### What is expected
In the entries that follow, count each line containing "matplotlib" and state the total, nothing more.

### The records
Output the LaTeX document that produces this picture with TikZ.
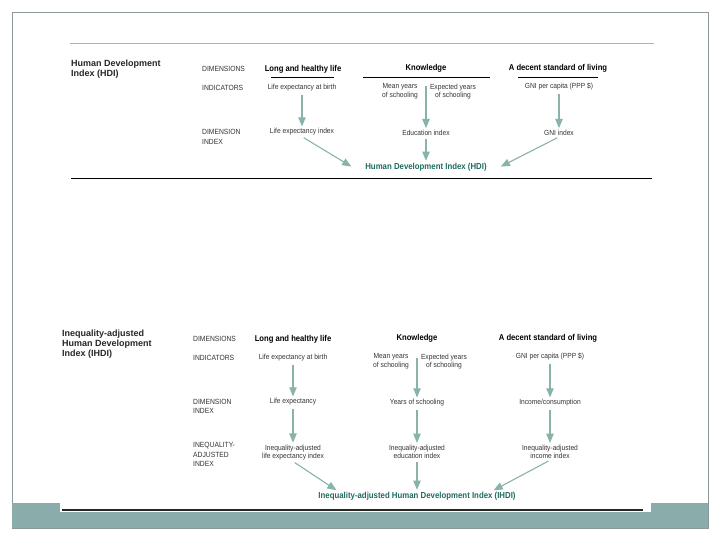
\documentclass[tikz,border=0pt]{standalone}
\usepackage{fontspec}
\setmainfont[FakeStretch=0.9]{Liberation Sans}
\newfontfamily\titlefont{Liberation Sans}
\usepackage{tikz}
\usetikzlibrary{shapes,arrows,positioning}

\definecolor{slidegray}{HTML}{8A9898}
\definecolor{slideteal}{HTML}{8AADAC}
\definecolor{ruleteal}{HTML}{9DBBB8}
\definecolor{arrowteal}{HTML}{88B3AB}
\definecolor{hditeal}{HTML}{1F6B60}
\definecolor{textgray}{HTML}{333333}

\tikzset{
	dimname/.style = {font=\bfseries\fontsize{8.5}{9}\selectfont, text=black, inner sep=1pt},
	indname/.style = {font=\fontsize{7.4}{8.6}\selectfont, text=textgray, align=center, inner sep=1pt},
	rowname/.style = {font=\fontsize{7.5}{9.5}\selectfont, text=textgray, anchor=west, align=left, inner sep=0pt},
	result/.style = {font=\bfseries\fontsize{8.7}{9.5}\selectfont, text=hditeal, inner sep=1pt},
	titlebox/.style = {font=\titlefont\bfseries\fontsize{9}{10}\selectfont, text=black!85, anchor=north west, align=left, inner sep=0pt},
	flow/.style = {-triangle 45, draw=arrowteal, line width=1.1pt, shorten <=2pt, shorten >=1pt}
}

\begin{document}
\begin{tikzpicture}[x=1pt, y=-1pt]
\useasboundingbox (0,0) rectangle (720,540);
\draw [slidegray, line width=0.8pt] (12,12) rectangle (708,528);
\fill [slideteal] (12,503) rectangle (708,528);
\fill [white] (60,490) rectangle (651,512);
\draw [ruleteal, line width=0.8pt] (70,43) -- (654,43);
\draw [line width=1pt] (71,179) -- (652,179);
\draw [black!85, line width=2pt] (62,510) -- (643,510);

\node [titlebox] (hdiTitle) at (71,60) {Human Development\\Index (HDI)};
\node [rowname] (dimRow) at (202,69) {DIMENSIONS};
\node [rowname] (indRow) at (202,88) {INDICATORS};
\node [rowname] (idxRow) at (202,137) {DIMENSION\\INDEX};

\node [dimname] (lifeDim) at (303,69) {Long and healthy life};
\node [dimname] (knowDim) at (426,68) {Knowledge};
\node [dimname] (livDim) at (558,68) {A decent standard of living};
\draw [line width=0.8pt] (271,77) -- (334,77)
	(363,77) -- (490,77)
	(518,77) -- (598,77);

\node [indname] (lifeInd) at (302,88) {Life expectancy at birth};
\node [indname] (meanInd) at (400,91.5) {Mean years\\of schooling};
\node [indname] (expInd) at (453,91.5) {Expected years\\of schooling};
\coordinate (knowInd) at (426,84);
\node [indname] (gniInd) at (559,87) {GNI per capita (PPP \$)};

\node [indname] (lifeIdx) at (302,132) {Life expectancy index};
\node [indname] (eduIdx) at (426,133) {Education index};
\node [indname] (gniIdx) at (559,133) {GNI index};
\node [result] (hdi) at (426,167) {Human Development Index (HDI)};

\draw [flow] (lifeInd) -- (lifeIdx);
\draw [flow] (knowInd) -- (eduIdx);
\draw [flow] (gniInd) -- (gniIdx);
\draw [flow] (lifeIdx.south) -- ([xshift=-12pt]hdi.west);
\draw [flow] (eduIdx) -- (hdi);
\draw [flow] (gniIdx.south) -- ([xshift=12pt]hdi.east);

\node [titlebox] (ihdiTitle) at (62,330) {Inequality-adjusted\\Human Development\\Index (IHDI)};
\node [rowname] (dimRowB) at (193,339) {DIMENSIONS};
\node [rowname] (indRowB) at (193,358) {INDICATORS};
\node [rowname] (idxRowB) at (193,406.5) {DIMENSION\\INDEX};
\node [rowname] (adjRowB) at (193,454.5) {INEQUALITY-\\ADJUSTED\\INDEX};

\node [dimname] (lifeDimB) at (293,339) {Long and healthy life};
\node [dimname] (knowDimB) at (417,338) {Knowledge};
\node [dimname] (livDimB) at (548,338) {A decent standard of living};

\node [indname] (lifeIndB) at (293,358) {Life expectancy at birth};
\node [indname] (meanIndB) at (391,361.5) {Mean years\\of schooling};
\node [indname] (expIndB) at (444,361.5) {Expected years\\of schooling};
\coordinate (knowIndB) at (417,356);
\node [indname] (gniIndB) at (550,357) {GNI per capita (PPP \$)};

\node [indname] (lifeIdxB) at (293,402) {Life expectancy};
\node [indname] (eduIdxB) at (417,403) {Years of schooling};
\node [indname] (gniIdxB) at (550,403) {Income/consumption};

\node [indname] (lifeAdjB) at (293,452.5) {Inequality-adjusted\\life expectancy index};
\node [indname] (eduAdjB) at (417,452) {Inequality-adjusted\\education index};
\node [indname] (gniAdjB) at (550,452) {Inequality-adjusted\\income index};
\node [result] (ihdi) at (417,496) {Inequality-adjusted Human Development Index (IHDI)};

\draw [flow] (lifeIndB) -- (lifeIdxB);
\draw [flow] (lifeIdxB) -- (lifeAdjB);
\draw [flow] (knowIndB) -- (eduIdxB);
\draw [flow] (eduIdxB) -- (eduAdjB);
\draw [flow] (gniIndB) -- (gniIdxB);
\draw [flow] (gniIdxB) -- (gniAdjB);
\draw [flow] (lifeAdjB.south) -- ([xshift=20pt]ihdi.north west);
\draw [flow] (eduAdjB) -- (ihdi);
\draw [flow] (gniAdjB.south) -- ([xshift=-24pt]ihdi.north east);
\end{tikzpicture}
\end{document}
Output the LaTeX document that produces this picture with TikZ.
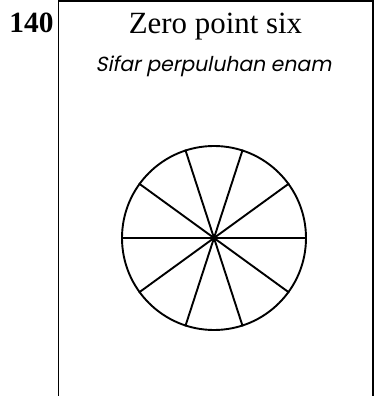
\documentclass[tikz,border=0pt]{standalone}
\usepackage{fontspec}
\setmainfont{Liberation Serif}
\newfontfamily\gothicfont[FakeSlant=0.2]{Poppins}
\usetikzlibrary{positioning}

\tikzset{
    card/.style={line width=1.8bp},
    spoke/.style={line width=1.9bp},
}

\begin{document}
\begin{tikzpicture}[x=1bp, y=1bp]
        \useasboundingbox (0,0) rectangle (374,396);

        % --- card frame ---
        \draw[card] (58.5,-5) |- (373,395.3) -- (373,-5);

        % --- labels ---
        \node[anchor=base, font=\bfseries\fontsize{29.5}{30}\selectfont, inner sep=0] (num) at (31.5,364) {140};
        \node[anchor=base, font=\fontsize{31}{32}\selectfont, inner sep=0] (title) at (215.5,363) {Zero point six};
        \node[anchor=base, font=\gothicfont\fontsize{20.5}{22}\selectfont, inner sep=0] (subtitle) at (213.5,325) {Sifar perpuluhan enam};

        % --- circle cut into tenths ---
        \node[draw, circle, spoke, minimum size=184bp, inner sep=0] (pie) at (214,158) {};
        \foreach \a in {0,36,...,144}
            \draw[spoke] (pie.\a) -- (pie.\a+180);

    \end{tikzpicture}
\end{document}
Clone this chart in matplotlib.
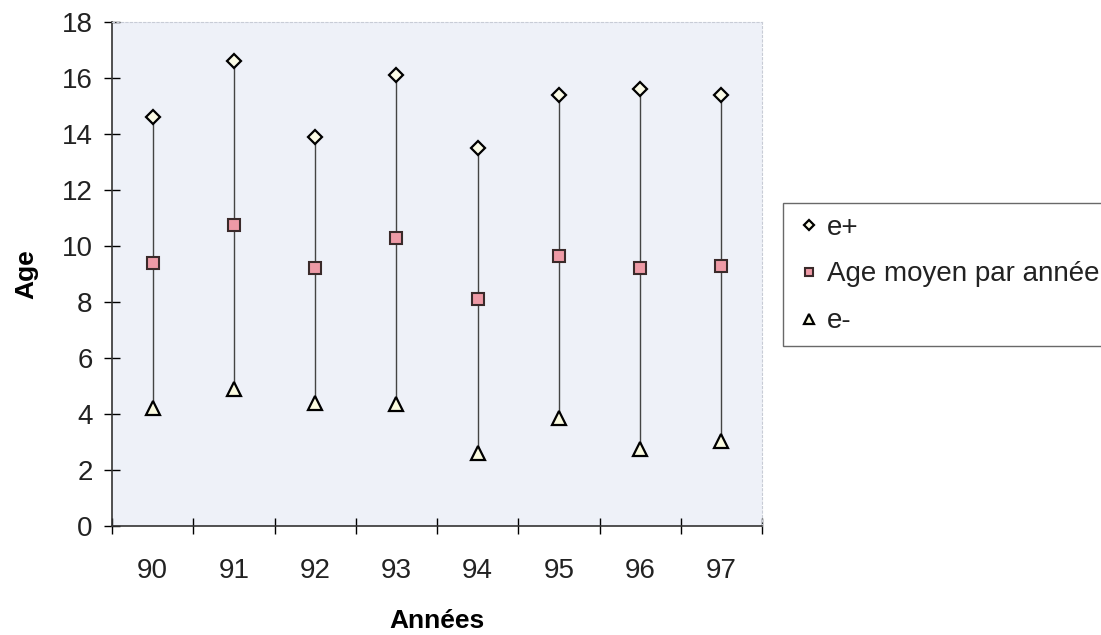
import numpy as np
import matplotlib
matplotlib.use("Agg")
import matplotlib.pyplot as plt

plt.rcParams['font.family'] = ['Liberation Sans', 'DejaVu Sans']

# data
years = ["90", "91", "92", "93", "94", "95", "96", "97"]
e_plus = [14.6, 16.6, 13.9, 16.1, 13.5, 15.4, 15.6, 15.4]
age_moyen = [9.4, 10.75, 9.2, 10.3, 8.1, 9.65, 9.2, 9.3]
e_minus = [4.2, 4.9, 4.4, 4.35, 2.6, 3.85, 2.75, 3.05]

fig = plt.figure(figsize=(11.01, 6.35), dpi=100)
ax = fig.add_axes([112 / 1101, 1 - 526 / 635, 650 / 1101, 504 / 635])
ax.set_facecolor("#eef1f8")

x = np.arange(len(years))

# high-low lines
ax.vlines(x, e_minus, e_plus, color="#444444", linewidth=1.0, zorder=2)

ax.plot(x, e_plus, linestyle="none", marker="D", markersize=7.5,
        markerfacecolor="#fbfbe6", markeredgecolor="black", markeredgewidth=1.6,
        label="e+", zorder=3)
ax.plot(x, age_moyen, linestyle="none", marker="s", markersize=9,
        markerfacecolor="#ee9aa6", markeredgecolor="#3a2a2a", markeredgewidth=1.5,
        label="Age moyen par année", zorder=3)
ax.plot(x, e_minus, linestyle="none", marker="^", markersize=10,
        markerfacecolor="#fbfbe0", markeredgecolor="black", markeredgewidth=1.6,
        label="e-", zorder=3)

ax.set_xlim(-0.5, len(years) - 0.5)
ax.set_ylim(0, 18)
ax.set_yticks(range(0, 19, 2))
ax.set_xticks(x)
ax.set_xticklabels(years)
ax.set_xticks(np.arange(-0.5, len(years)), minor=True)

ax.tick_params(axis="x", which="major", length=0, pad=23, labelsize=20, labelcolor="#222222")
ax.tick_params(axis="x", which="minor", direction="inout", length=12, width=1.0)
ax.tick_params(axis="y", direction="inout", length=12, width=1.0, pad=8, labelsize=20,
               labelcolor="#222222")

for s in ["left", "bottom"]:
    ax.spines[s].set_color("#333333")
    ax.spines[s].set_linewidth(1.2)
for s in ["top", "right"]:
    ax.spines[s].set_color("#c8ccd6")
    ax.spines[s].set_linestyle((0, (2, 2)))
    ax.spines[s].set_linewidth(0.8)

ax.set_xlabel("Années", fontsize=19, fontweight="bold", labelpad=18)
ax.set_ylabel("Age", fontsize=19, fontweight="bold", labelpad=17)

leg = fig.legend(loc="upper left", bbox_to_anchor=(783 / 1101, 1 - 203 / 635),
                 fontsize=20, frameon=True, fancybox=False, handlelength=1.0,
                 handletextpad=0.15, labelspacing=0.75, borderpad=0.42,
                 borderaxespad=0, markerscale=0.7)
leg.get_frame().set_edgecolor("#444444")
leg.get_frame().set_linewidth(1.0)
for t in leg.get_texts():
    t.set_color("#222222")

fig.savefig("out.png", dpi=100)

### Solved problem
4